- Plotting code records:
━━━━━━

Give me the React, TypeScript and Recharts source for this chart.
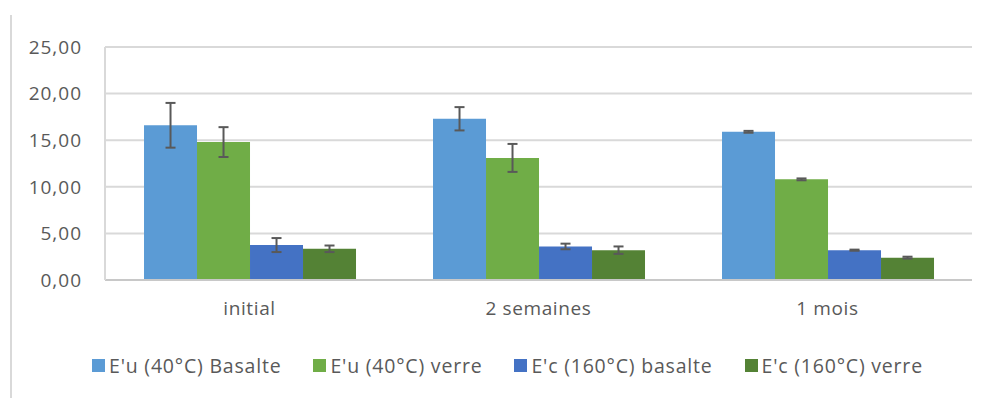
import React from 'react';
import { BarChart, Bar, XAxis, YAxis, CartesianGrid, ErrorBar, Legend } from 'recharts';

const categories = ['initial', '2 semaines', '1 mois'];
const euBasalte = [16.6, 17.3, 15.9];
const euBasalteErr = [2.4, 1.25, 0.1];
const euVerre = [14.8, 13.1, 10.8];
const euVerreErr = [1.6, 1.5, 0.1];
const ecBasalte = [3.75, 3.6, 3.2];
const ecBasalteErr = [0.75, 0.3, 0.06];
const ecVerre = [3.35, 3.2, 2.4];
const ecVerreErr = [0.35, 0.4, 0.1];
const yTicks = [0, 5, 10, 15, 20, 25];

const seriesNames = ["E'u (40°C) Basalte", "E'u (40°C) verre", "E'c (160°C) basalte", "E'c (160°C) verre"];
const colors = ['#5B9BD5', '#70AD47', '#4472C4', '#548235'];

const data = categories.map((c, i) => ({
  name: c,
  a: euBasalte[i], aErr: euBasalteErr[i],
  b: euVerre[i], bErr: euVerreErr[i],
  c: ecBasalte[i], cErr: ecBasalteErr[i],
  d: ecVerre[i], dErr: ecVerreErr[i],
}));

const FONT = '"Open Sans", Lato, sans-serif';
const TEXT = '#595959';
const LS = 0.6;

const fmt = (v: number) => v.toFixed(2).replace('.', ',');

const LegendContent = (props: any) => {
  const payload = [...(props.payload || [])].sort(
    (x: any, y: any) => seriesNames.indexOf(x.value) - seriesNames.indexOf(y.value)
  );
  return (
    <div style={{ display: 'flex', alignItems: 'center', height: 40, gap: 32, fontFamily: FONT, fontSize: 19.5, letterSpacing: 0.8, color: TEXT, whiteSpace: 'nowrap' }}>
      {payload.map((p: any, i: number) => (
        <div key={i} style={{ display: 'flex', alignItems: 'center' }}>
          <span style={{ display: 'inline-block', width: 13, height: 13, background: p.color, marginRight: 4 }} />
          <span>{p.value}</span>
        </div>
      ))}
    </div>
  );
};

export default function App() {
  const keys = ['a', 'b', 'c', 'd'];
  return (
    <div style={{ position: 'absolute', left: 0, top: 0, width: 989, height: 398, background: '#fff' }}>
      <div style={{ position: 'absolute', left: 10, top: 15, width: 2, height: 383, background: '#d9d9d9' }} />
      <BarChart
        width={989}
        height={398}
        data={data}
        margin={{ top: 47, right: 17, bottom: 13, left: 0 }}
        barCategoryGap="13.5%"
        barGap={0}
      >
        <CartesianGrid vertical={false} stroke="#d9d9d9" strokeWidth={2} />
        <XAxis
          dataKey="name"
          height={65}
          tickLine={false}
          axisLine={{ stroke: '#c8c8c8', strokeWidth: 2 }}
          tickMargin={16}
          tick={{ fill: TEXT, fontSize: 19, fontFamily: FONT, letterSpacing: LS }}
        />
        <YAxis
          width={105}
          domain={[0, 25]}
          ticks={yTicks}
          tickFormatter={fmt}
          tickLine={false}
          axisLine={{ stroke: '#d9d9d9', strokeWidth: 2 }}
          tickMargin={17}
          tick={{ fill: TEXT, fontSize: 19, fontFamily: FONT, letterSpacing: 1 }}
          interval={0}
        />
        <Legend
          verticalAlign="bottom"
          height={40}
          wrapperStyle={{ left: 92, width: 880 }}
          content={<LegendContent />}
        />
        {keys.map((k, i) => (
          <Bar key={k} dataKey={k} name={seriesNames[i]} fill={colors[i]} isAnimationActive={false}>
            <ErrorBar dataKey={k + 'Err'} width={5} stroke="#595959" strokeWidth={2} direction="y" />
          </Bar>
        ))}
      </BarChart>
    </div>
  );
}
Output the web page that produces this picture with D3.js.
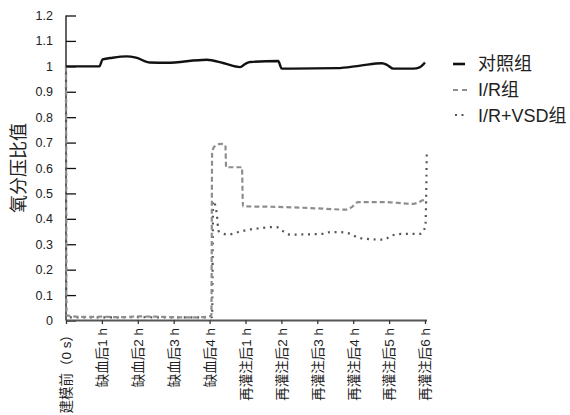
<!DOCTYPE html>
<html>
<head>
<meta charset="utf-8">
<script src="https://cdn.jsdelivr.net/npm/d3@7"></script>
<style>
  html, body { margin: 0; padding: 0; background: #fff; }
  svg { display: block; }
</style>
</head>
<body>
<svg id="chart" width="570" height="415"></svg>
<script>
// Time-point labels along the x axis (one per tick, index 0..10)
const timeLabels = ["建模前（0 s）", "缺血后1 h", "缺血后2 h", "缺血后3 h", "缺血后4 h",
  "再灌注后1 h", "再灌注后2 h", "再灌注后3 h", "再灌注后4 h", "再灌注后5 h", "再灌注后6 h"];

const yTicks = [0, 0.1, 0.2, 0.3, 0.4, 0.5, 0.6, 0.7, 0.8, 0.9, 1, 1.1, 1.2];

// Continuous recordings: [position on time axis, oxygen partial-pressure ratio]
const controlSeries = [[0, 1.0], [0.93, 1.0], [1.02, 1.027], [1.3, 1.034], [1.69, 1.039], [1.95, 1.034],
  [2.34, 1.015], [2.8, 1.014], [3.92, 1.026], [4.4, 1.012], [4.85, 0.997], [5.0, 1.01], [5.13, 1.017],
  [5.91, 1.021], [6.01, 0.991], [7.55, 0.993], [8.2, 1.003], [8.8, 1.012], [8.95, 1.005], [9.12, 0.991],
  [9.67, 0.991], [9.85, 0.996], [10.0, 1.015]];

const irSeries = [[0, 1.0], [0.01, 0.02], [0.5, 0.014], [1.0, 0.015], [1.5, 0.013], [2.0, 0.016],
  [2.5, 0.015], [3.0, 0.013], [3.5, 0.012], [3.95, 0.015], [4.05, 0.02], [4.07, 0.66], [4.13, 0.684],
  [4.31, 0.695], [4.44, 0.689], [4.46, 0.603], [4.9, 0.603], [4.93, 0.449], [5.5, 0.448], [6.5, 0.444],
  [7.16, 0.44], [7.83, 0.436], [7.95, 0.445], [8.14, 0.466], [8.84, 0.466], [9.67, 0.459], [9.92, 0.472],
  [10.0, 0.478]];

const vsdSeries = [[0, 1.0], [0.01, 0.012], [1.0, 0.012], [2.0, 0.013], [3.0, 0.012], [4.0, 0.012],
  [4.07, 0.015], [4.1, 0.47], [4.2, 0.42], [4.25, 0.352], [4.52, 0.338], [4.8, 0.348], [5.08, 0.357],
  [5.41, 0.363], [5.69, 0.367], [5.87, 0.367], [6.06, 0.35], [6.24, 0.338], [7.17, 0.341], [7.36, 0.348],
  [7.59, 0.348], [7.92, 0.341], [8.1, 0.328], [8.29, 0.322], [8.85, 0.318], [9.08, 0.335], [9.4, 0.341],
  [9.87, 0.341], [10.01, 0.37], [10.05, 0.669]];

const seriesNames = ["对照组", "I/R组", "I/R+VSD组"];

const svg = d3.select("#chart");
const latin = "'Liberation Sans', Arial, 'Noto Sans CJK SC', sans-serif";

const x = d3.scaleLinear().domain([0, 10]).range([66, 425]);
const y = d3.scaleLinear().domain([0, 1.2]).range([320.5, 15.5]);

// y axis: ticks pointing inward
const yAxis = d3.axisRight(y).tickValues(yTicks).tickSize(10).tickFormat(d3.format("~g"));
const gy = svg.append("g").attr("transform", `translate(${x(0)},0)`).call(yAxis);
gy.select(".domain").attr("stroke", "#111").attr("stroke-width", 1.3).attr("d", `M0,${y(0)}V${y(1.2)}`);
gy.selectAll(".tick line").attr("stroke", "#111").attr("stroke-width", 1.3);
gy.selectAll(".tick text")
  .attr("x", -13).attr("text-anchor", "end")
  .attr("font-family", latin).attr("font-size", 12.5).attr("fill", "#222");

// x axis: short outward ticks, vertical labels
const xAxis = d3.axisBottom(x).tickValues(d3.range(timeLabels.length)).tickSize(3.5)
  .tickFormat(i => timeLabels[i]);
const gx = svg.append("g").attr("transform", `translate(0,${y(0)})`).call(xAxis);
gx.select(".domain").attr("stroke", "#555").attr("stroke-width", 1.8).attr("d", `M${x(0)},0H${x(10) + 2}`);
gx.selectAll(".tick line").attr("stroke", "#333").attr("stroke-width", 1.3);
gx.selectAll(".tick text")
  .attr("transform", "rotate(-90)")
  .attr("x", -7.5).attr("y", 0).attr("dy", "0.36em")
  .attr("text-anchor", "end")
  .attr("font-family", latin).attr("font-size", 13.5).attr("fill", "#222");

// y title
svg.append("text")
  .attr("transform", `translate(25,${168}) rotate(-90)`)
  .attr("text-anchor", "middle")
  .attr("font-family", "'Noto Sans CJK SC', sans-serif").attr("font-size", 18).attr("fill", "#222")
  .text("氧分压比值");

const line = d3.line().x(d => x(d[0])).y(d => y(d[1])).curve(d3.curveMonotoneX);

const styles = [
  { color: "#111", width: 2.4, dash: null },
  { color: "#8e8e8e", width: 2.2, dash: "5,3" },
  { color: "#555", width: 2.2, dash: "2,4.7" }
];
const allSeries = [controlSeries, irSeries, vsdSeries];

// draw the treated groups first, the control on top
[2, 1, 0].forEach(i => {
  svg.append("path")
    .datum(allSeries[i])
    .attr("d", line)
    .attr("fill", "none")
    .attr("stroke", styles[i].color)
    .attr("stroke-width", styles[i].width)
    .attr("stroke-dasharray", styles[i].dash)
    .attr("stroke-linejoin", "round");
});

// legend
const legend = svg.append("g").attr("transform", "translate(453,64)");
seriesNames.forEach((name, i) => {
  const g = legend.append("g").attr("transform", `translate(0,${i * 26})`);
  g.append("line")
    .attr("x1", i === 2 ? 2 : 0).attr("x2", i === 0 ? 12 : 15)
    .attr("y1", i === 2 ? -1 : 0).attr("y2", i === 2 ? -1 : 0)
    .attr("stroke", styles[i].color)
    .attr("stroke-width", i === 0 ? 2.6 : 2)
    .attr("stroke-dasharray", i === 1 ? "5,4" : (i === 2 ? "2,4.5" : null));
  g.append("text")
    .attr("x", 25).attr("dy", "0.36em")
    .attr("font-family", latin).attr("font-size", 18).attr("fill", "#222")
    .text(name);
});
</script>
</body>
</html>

━━━━━━

- Directions:
Write down exactly what the lines above say, from the line holding "Output the web" through the line holding "[9.67, 0.991], [9.85, 0.996], [10.0, 1.015]];", and nothing more. Do not copy the pictures.

- Output:
Output the web page that produces this picture with D3.js.
<!DOCTYPE html>
<html>
<head>
<meta charset="utf-8">
<script src="https://cdn.jsdelivr.net/npm/d3@7"></script>
<style>
  html, body { margin: 0; padding: 0; background: #fff; }
  svg { display: block; }
</style>
</head>
<body>
<svg id="chart" width="570" height="415"></svg>
<script>
// Time-point labels along the x axis (one per tick, index 0..10)
const timeLabels = ["建模前（0 s）", "缺血后1 h", "缺血后2 h", "缺血后3 h", "缺血后4 h",
  "再灌注后1 h", "再灌注后2 h", "再灌注后3 h", "再灌注后4 h", "再灌注后5 h", "再灌注后6 h"];

const yTicks = [0, 0.1, 0.2, 0.3, 0.4, 0.5, 0.6, 0.7, 0.8, 0.9, 1, 1.1, 1.2];

// Continuous recordings: [position on time axis, oxygen partial-pressure ratio]
const controlSeries = [[0, 1.0], [0.93, 1.0], [1.02, 1.027], [1.3, 1.034], [1.69, 1.039], [1.95, 1.034],
  [2.34, 1.015], [2.8, 1.014], [3.92, 1.026], [4.4, 1.012], [4.85, 0.997], [5.0, 1.01], [5.13, 1.017],
  [5.91, 1.021], [6.01, 0.991], [7.55, 0.993], [8.2, 1.003], [8.8, 1.012], [8.95, 1.005], [9.12, 0.991],
  [9.67, 0.991], [9.85, 0.996], [10.0, 1.015]];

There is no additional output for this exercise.